In the middle of the campaign, PAP partisans went out of their way to paint the WP as too “westernized” and made a meal out of the WP’s failure to attend the first televised Chinese debate.

They questioned whether the party of Nantah graduates like Low had lost its way. Voters of Aljunied have told us that they want nothing to do with the racialized politics of these PAP partisans, and that such insinuations have no place in modern Singapore politics.

Finally, GE 2020 may also mark the beginning of a serious rethink of the GRC system, and the cynical use of Constitutional amendments for political gain.

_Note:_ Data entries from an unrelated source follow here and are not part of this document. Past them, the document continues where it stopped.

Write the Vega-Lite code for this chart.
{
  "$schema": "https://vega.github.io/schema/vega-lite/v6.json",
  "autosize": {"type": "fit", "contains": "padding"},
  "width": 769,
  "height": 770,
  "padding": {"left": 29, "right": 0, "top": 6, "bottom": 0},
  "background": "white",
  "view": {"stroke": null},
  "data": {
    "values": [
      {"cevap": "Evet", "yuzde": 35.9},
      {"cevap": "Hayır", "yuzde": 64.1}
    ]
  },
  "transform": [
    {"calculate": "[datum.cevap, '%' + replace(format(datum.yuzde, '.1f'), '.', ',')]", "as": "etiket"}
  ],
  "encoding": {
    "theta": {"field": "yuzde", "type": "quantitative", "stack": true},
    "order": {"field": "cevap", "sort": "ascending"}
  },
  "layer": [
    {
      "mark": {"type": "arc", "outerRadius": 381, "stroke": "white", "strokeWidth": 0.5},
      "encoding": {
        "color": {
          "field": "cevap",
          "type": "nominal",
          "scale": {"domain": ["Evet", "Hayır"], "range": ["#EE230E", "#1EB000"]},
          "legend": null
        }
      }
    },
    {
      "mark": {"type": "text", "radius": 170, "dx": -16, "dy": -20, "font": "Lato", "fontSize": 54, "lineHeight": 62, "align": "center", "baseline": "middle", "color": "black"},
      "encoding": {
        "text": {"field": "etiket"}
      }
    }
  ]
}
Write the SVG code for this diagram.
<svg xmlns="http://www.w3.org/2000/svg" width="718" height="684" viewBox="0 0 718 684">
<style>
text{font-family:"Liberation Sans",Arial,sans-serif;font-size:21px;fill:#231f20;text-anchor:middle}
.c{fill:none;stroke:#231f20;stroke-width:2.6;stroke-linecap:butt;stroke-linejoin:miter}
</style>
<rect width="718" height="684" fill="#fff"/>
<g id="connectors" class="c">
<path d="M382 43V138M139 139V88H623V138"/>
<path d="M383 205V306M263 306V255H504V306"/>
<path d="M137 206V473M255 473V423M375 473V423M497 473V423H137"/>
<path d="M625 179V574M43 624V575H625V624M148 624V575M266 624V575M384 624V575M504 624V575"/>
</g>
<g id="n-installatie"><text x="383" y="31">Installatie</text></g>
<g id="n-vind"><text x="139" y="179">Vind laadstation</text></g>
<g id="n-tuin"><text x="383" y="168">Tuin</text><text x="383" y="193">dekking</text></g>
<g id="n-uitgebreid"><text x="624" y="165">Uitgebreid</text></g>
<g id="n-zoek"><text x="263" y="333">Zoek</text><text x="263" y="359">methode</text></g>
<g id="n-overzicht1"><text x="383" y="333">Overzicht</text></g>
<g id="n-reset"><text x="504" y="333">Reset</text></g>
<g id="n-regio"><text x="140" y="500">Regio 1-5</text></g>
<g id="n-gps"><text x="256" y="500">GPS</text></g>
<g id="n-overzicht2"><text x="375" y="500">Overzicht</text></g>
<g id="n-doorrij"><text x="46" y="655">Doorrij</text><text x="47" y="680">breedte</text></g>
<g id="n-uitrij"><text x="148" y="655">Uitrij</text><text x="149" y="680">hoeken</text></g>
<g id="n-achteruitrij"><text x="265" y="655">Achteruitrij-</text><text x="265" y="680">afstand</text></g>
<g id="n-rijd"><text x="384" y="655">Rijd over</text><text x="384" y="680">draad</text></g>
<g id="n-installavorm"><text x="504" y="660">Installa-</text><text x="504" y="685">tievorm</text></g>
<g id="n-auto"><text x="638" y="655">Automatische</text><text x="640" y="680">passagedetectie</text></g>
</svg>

In one fell swoop, the PAP lost three office holders in Sengkang. With West Coast GRC under threat by PSP, and WP coming increasingly closer to winning East Coast GRC, the PAP needs to see the abolition of the GRC scheme both as a principled return to a less skewed electoral system as well as a matter of survival. The PAP needs to bite the bullet, unwind the GRC system, take the risk of losing more SMCs, or face the prospect of losing swathes of office holders at a go.

The PAP also needs to be more careful, in its next term of office, not to cynically amend legislation and the Constitution for what may look like political gain.

In 2016, the Constitution and the Parliamentary Elections Act were tweaked to increase the number of NCMPs to 12. This was used by the PAP in the campaign trail to persuade the electorate that it was ok to give the PAP a clean sweep. The NCMP argument got no traction, and may have even reinforced the impression in voters’ minds that the PAP was unprincipled in amending key legislation for electoral gain. Ironically, the NCMP argument may have become an argument for a stronger, genuine opposition check in Parliament.

This leads on to the subtext of a relatively un-surfaced issue on the campaign trail: the introduction of the Reserved Presidential Election. Chan Chun Sing was quoted in the media as saying the PAP would be willing to pay the political price for the constitutional tweak. One of the most direct political prices it has paid is 48.31% for Dr Tan Cheng Bock in West Coast GRC.

In its next term of office, the PAP will have to think very carefully before it makes constitutional and legislative changes which look, to Singaporeans, like obvious power plays. No matter how well justified these changes may be on paper, no amount of select committee hearings are going to give legislation like POFMA legitimacy in the people’s eyes.

The Road Ahead

For now, the opposition has a lot of work to do to consolidate the gains made in this GE.

Those of us who support the opposition can’t let this good result get to our heads. Remember that every 2011 breakthrough will be followed by a 2015 downer. Punggol-East was narrowly lost in 2015 after a hard-won by-election in 2013. Now that the opposition has two GRCs to defend, it’s time to put skin in the game and start helping the opposition between elections to make sure they are able to serve their residents well.

Let’s please never, ever, take our elected opposition for granted. Tonight, their victories have helped us sleep easier. Tomorrow, we need to make sure we have their backs.